All works fine until i have to send the decoded data to the sdl texture... that part of code is handled by standard malloc which is slow for video operations.
Right now i'm not even sure that using gpu video will actually help me
Let's be clear: are you are trying to accomplish real time video processing? Since your latest update changed the problem considerably, I'm adding another answer.
The "slowness" you are experiencing could be due to several reasons. In order get the "real-time" effect (in the perceptual sense), you must be able to process the frame and display it withing 33ms (approximately, for a 30fps video). This means you must decode the frame, run the compositing functions (as you call) on it, and display it on the screen within this time frame.
If the compositing functions are too CPU intensive, then you might consider writing a GPU program to speed up this task. But the first thing you should do is determine where the bottleneck of your application is exactly. You could strip your application momentarily to let it decode the frames and display them on the screen (do not execute the compositing functions), just to see how it goes. If its slow, then the decoding process could be using too much CPU/RAM resources (maybe a bug on your side?).
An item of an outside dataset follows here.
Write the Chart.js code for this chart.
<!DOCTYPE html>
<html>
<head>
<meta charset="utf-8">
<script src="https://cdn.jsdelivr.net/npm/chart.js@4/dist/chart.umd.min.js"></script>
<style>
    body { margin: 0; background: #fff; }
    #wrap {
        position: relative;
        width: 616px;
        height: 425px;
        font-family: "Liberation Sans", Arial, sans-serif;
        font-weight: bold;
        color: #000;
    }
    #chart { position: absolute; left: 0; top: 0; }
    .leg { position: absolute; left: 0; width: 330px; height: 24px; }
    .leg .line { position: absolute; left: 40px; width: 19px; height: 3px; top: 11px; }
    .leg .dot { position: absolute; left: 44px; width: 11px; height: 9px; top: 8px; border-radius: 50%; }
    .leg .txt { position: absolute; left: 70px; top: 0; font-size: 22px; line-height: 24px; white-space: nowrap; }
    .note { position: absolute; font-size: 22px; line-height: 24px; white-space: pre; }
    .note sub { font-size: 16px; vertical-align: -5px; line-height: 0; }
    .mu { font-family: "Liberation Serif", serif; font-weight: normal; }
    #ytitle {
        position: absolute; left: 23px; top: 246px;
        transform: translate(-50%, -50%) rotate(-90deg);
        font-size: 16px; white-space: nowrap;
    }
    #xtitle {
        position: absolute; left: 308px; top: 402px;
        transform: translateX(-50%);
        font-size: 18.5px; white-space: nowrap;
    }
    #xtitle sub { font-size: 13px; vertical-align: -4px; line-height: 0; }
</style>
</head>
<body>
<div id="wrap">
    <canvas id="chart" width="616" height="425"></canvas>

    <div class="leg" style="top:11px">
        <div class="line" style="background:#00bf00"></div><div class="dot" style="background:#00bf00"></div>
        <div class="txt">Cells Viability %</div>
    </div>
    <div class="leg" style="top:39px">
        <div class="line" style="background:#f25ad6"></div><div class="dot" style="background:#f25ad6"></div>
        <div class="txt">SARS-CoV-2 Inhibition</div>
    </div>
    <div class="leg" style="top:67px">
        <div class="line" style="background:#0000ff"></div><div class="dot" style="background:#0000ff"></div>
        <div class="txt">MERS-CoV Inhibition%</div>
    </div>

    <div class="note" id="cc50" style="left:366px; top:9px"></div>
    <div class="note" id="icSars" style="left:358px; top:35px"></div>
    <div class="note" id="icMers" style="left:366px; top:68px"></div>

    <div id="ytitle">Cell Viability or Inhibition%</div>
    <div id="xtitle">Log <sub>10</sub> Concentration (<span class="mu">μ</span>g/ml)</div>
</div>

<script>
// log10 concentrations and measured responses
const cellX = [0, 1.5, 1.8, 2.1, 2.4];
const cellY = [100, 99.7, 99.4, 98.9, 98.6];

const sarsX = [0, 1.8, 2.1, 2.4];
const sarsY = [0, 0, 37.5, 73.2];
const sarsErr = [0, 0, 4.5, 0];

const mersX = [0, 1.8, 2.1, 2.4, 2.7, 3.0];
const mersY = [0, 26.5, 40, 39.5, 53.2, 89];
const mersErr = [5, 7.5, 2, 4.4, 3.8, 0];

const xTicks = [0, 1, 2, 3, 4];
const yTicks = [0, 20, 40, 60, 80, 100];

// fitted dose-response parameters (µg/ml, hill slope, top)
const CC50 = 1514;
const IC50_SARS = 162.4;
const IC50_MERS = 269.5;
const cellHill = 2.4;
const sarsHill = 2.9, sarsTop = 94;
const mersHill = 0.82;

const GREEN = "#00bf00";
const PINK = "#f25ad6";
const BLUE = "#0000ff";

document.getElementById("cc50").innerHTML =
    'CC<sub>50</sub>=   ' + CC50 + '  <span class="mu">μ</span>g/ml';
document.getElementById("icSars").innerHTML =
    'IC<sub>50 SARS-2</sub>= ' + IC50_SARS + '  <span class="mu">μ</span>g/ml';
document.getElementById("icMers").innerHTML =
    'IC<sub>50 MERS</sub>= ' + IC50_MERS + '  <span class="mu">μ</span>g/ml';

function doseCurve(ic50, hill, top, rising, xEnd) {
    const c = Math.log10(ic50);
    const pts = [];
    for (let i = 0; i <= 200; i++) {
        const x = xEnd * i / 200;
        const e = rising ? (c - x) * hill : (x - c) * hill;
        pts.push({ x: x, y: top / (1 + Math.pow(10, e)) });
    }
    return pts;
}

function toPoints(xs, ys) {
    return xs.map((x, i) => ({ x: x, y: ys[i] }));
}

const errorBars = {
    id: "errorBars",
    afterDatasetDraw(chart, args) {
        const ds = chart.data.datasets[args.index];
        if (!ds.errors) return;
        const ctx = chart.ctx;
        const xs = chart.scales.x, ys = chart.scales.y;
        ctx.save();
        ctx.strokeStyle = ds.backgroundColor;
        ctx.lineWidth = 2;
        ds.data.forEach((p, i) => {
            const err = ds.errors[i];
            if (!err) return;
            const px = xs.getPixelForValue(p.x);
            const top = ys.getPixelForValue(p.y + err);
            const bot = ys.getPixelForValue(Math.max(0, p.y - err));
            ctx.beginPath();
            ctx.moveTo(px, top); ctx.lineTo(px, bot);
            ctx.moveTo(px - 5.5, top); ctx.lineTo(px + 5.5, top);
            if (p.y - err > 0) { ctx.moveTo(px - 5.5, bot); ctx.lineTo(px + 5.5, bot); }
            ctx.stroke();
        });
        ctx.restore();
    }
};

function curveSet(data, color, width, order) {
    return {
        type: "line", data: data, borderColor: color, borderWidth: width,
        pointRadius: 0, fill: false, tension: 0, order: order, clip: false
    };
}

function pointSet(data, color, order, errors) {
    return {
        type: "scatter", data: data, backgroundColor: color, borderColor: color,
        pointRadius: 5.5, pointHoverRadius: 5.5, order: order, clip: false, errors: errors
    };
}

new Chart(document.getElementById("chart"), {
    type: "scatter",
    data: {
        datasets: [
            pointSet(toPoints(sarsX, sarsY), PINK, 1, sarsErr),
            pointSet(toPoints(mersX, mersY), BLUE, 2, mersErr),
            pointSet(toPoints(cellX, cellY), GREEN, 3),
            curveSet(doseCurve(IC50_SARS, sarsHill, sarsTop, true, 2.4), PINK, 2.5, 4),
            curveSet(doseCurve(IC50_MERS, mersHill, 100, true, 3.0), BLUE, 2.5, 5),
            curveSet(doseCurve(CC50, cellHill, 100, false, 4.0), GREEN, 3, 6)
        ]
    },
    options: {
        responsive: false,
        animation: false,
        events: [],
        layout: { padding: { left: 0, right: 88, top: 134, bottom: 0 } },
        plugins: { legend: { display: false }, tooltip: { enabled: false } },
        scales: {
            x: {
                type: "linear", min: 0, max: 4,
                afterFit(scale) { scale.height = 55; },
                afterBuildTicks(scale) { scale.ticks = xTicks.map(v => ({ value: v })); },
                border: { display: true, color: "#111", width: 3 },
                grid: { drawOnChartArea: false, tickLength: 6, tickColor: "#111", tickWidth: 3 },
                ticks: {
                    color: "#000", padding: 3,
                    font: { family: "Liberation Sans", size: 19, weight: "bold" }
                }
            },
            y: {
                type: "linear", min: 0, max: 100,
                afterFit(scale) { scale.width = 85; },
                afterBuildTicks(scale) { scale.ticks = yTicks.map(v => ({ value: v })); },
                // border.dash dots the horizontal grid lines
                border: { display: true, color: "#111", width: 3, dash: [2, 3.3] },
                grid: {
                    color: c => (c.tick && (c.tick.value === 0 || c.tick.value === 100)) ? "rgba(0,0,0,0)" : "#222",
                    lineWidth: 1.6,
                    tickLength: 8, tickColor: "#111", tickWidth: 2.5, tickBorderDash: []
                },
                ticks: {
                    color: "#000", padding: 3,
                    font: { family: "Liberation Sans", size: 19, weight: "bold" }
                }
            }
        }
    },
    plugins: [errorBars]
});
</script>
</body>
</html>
I have used FFMPEG and SDL for a similar project once and I was very happy with the result. This tutorial shows to do a basic video player using both libraries. Basically, it opens a video file, decodes the frames and renders them on a surface for displaying.
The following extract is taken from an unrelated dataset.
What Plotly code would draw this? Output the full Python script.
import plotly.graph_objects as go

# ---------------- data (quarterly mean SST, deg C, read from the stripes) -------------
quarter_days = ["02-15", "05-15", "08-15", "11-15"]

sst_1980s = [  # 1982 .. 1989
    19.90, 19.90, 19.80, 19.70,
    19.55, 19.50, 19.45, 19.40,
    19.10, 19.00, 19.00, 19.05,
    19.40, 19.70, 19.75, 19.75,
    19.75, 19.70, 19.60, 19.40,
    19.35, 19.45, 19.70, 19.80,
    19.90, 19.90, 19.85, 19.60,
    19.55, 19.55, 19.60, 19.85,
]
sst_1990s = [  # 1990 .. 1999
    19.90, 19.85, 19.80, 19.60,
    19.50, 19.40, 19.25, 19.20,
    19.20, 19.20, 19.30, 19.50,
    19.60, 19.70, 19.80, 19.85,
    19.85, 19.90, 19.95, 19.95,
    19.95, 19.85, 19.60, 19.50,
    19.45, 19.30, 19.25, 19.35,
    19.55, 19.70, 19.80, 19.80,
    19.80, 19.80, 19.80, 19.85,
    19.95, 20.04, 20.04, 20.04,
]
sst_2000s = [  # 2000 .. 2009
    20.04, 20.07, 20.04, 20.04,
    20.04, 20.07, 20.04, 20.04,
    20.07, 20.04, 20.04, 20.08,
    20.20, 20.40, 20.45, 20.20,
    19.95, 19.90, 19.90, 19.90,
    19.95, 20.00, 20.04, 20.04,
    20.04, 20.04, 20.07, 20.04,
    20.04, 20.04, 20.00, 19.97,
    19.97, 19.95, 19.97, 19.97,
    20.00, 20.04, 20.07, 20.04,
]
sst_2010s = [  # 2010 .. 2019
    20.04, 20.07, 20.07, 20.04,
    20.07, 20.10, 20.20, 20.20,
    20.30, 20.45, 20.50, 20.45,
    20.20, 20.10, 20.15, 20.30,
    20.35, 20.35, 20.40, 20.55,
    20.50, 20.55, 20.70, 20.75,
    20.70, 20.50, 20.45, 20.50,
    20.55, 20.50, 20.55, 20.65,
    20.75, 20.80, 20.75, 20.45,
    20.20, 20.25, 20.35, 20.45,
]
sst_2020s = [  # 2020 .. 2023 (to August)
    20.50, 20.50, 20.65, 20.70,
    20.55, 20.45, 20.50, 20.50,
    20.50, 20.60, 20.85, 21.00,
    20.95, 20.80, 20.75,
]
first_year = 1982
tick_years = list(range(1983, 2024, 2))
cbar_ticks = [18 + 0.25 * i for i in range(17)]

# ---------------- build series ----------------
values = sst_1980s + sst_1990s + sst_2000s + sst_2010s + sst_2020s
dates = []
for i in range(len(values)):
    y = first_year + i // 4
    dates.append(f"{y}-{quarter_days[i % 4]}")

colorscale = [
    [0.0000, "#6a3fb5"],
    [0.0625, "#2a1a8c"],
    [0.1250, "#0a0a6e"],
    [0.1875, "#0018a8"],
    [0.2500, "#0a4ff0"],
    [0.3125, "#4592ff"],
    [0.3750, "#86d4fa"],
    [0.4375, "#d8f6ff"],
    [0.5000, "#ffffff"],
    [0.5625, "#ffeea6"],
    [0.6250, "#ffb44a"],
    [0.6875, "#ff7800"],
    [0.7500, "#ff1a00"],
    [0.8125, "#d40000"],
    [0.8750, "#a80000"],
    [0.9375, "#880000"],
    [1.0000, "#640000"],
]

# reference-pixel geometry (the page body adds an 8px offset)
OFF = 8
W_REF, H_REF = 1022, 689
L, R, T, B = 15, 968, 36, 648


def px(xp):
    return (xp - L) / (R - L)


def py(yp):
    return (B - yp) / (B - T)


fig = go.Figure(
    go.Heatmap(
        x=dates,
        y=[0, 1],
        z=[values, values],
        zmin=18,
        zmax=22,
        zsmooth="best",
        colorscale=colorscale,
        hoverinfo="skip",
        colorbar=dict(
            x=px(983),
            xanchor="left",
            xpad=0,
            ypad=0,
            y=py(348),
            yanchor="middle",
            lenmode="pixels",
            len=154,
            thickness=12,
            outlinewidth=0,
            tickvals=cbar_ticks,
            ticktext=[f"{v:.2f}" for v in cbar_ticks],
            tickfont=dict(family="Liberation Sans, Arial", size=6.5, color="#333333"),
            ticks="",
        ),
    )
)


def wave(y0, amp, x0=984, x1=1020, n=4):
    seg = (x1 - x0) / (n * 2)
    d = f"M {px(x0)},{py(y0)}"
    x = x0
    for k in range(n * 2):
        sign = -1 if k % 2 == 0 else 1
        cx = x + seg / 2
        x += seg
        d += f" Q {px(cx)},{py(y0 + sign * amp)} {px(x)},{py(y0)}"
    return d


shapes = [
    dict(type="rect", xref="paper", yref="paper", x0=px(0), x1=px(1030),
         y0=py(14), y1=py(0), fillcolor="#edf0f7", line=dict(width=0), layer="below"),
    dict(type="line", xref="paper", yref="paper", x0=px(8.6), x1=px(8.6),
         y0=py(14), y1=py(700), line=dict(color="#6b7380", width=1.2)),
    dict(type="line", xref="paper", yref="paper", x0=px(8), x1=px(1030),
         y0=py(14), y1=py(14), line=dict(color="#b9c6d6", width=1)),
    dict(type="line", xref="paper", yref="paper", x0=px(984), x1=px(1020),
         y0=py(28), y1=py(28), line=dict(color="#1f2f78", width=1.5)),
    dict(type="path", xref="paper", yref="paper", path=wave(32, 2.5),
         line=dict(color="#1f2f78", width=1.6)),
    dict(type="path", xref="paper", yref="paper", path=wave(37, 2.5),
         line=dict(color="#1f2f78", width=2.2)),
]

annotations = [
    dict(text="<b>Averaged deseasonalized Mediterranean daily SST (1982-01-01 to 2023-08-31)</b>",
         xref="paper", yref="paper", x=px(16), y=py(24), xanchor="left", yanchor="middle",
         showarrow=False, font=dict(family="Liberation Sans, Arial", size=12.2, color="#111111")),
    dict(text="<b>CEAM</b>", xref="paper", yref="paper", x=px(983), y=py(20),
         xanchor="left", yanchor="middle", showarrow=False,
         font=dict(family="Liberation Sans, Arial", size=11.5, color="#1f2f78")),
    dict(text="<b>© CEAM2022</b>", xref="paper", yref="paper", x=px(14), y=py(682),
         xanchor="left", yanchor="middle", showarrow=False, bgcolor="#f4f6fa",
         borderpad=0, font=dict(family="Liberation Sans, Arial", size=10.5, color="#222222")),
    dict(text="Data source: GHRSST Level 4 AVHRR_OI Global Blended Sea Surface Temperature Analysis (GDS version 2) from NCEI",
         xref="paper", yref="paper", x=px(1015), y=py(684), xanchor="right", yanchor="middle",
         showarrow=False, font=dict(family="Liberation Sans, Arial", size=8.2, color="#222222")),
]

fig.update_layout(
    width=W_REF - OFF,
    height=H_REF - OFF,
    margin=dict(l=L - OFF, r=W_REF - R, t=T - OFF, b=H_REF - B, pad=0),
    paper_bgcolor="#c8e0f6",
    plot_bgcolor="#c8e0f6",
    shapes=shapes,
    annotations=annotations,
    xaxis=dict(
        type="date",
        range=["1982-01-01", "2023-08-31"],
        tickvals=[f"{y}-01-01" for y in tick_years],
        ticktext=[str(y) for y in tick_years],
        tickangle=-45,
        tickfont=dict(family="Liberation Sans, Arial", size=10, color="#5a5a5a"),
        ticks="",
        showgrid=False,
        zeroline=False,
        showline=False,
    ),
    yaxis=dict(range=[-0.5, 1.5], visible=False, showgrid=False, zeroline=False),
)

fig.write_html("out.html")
You can do this via Direct3D 11 Compute Shaders or OpenCL. These are similar in spirit to CUDA.
Yes, it is. You can allocate memory in the GPU through OpenGL textures.
Only indirectly through a graphics framework.
You can use OpenGL which is supported by virtually every computer.
You could use a vertex buffer to store your data. Vertex buffers are usually used to store points for rendering, but you can easily use it to store an array of any kind. Unlike textures, their capacity is only limited by the amount of graphics memory available.
http://www.songho.ca/opengl/gl_vbo.html has a good tutorial on how to read and write data to vertex buffers, you can ignore everything about drawing the vertex buffer.